Many years ago, the company I worked for moved their offices from NYC to Charlotte, NC. At the time, I had shared custody for my three children and was not able to move with the job. This was during a downturn in the economy and jobs were not plentiful so, after a time, I was forced to go on unemployment. I was grateful it was available but soon found some consulting work that enabled me to "get off the dole".

Businesses pay taxes specifically to fund these unemployment benefits, but when government extends benefits beyond what was intended, the taxpayer pays and, as this article suggests, the incentive to work is diminished. As in the welfare system, the unemployment largess can reward the uninspired worker.
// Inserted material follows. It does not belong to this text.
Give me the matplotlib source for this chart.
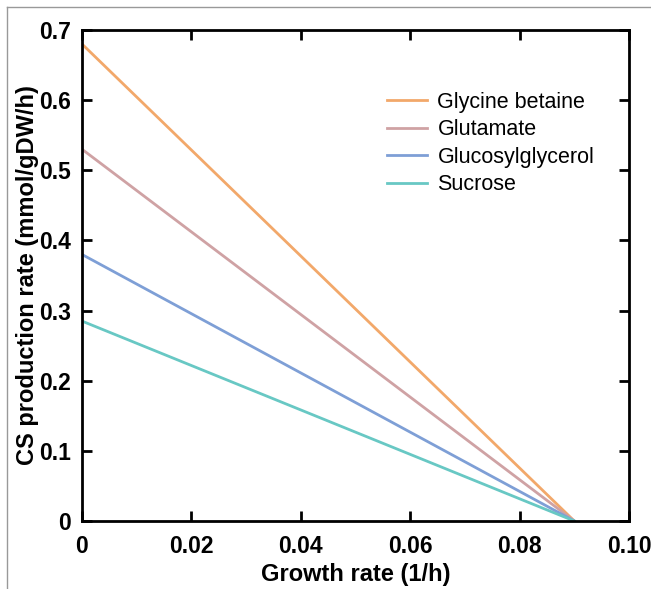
import numpy as np
import matplotlib.pyplot as plt
from matplotlib.lines import Line2D

plt.rcParams['font.family'] = ['Liberation Sans', 'DejaVu Sans']

labels = ['Glycine betaine', 'Glutamate', 'Glucosylglycerol', 'Sucrose']
colors = ['#F2A86A', '#CFA2A4', '#7E9FD6', '#68C8C4']
growth = [0.0, 0.09]
max_rate = [0.68, 0.53, 0.38, 0.285]
end_rate = [0.0, 0.0, 0.0, 0.0]

fig = plt.figure(figsize=(6.51, 5.89), dpi=100)
ax = fig.add_axes([82 / 651, 1 - 521 / 589, 547 / 651, 491 / 589])

for lab, c, y0, y1 in zip(labels, colors, max_rate, end_rate):
    ax.plot(growth, [y0, y1], color=c, lw=2, label=lab)

ax.set_xlim(0, 0.1)
ax.set_ylim(0, 0.7)
ax.set_xticks([0, 0.02, 0.04, 0.06, 0.08, 0.10])
ax.set_xticklabels(['0', '0.02', '0.04', '0.06', '0.08', '0.10'])
ax.set_yticks(np.arange(0, 0.71, 0.1))
ax.set_yticklabels(['0', '0.1', '0.2', '0.3', '0.4', '0.5', '0.6', '0.7'])
ax.tick_params(direction='in', length=7, width=2, top=True, right=True,
               labelsize=16.5)
ax.tick_params(axis='x', pad=10)
ax.tick_params(axis='y', pad=8)
for t in ax.get_xticklabels() + ax.get_yticklabels():
    t.set_fontweight('bold')
for s in ax.spines.values():
    s.set_linewidth(2)

ax.set_xlabel('Growth rate (1/h)', fontsize=17, fontweight='bold', labelpad=4)
ax.set_ylabel('CS production rate (mmol/gDW/h)', fontsize=17, fontweight='bold', labelpad=0)

ax.legend(loc='upper left', bbox_to_anchor=(0.558, 0.874), frameon=False,
          fontsize=15.5, handlelength=1.86, labelspacing=0.3, handletextpad=0.47,
          borderpad=0, borderaxespad=0)

# thin grey frame around the figure (top and left)
fig.add_artist(Line2D([7 / 651, 1], [1 - 7 / 589, 1 - 7 / 589], color='#999999', lw=1))
fig.add_artist(Line2D([7 / 651, 7 / 651], [0, 1 - 7 / 589], color='#999999', lw=1))

fig.savefig('out.png', dpi=100)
In a state with the nation's highest jobless rate, landscaping companies are finding some job applicants are rejecting work offers so they can continue collecting unemployment benefits.
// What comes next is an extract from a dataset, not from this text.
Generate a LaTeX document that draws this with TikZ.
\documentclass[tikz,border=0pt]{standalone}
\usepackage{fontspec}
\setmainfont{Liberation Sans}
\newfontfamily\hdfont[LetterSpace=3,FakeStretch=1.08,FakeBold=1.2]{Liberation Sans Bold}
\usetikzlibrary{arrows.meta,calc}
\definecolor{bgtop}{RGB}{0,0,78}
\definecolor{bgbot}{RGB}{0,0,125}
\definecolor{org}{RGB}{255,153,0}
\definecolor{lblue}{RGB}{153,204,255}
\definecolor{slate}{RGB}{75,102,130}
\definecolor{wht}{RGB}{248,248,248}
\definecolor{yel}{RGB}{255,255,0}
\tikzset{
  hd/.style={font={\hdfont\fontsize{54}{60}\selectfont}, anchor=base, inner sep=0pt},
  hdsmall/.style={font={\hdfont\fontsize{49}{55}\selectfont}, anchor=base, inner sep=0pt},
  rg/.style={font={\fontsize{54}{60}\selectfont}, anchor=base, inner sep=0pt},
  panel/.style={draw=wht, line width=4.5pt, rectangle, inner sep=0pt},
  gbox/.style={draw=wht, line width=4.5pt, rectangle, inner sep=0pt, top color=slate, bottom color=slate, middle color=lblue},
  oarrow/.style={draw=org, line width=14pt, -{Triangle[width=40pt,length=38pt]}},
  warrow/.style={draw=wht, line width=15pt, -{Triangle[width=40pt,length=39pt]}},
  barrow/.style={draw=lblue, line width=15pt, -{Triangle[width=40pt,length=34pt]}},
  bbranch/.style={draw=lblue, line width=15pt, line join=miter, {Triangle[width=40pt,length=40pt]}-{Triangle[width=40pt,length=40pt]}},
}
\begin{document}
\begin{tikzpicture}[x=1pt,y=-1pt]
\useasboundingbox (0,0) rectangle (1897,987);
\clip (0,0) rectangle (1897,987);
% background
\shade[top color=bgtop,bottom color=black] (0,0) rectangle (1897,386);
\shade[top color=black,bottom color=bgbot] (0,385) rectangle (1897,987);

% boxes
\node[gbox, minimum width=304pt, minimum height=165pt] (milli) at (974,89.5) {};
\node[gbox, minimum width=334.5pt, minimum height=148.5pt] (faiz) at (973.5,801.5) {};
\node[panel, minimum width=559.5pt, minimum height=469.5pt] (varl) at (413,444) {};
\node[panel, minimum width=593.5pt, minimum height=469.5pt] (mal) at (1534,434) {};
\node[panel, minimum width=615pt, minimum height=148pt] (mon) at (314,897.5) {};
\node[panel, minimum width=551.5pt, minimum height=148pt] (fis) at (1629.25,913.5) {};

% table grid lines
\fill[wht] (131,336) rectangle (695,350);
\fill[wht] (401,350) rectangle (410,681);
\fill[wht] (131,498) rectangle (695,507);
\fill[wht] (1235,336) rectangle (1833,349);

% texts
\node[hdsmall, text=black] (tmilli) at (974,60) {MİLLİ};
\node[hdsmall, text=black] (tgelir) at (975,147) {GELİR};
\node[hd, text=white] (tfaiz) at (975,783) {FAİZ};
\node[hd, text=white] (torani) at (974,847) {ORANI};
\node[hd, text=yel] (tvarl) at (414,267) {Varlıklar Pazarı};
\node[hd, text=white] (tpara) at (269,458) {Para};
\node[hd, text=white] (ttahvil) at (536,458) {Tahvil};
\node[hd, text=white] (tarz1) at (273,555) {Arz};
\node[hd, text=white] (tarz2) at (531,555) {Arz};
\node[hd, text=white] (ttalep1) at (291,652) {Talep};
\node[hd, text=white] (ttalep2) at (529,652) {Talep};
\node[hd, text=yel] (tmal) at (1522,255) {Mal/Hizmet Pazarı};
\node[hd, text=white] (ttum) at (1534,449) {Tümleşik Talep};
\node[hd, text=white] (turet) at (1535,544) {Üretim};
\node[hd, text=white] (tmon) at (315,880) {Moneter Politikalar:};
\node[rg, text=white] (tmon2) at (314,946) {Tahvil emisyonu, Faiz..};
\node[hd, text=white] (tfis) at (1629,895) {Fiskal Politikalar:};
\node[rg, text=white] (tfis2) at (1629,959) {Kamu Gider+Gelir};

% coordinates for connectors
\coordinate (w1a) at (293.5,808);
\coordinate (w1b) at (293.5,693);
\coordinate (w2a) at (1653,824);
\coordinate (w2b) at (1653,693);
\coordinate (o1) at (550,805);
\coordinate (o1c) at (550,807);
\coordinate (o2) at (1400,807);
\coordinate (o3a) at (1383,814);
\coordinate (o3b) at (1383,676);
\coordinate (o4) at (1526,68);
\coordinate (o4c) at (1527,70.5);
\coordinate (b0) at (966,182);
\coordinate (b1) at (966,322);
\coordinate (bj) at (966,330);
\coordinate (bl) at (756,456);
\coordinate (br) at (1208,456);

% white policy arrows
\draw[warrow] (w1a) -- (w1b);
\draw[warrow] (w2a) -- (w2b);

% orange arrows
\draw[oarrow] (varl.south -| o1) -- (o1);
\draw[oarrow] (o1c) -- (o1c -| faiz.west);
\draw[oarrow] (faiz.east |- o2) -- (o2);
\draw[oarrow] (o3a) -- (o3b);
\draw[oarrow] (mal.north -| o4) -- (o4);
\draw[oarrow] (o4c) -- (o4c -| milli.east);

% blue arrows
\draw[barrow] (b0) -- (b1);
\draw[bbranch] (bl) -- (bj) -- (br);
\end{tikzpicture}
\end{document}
It is unclear whether this trend is affecting other seasonal industries. But the fact that some seasonal landscaping workers choose to stay home and collect a check from the state, rather than work outside for a full week and spend money for gas, taxes and other expenses, raises questions about whether extended unemployment benefits give the jobless an incentive to avoid work.

Members of the Michigan Nursery and Landscape Association "have told me that they have a lot of people applying but that when they actually talk to them, it turns out that they're on unemployment and not looking for work," said Amy Frankmann, the group's executive director. "It is starting to make things difficult."
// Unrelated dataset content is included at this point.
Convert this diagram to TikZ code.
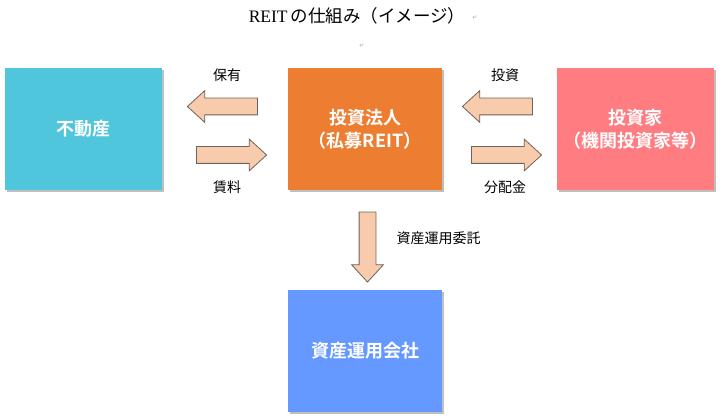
\documentclass[tikz,border=0pt]{standalone}
\usepackage{fontspec}
\setmainfont{Liberation Serif}
\newfontfamily\jpfont{Noto Sans CJK JP}[BoldFont={Noto Sans CJK JP Bold}]
\newfontfamily\symfont{DejaVu Sans}
\usepackage{tikz}
\usetikzlibrary{shapes.arrows,shadows}
\definecolor{estate}{HTML}{50C6DC}
\definecolor{fund}{HTML}{ED7D31}
\definecolor{investor}{HTML}{FF7C80}
\definecolor{manager}{HTML}{6699FF}
\definecolor{flow}{HTML}{F8CBAD}
\definecolor{flowline}{HTML}{6E6259}
\tikzset{
  party/.style={rectangle, minimum height=122pt, inner sep=0pt, align=center,
    text=white, font=\jpfont\bfseries\fontsize{18}{23}\selectfont,
    drop shadow={shadow xshift=2pt, shadow yshift=-2pt, opacity=0.25, fill=black}},
  flowarrow/.style={single arrow, draw=flowline, fill=flow, thick, inner sep=8pt,
    minimum height=70pt, single arrow head extend=7.5pt, single arrow tip angle=85},
  flowlabel/.style={font=\jpfont\fontsize{14}{16}\selectfont},
  retmark/.style={text=gray!70, font=\symfont\fontsize{6}{7}\selectfont},
}
\begin{document}
\begin{tikzpicture}[x=1pt, y=-1pt]
  \useasboundingbox (0,0) rectangle (720,419);

  % Title
  \node (title) at (357,16) {\fontsize{17.5}{20}\selectfont REIT\,{\jpfont の仕組み（イメージ）}};
  \node[retmark] (ret1) at (475,18) {↵};
  \node[retmark] (ret2) at (362,46) {↵};

  % Boxes
  \node[party, fill=estate, minimum width=157pt] (fudosan) at (83.5,129) {不動産};
  \node[party, fill=fund, minimum width=154pt] (hojin) at (365,129) {投資法人\\（私募REIT）};
  \node[party, fill=investor, minimum width=157pt] (toshika) at (635.5,129) {投資家\\（機関投資家等）};
  \node[party, fill=manager, minimum width=154pt] (unyo) at (365,351) {資産運用会社};

  % Arrows between fudosan and hojin
  \node[flowarrow, shape border rotate=180] (hoyu) at (227,106.5) {};
  \node[flowarrow] (chinryo) at (227,155) {};
  \node[flowlabel] (hoyulabel) at (227,75) {保有};
  \node[flowlabel] (chinryolabel) at (227,187) {賃料};

  % Arrows between hojin and toshika
  \node[flowarrow, shape border rotate=180] (toshi) at (502,106.5) {};
  \node[flowarrow] (haito) at (502,155) {};
  \node[flowlabel] (toshilabel) at (505,75) {投資};
  \node[flowlabel] (haitolabel) at (505,187) {分配金};

  % Arrow down to unyo
  \node[flowarrow, shape border rotate=270] (itaku) at (367.5,242.5) {};
  \node[flowlabel, anchor=west] (itakulabel) at (393,238) {資産運用委託};
\end{tikzpicture}
\end{document}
The average landscape worker earns about $12 per hour, according to the Michigan Department of Labor and Economic Growth. A full-time landscaping employee would make $225 more a week working than from an unemployment check of $255.

But after federal and state taxes are deducted, a full-time landscaper would earn $350 a week, or $95 more than a jobless check. The gap could narrow further for those who worked at other higher-paying seasonal jobs, such as construction or roofing, which would result in a larger benefits check.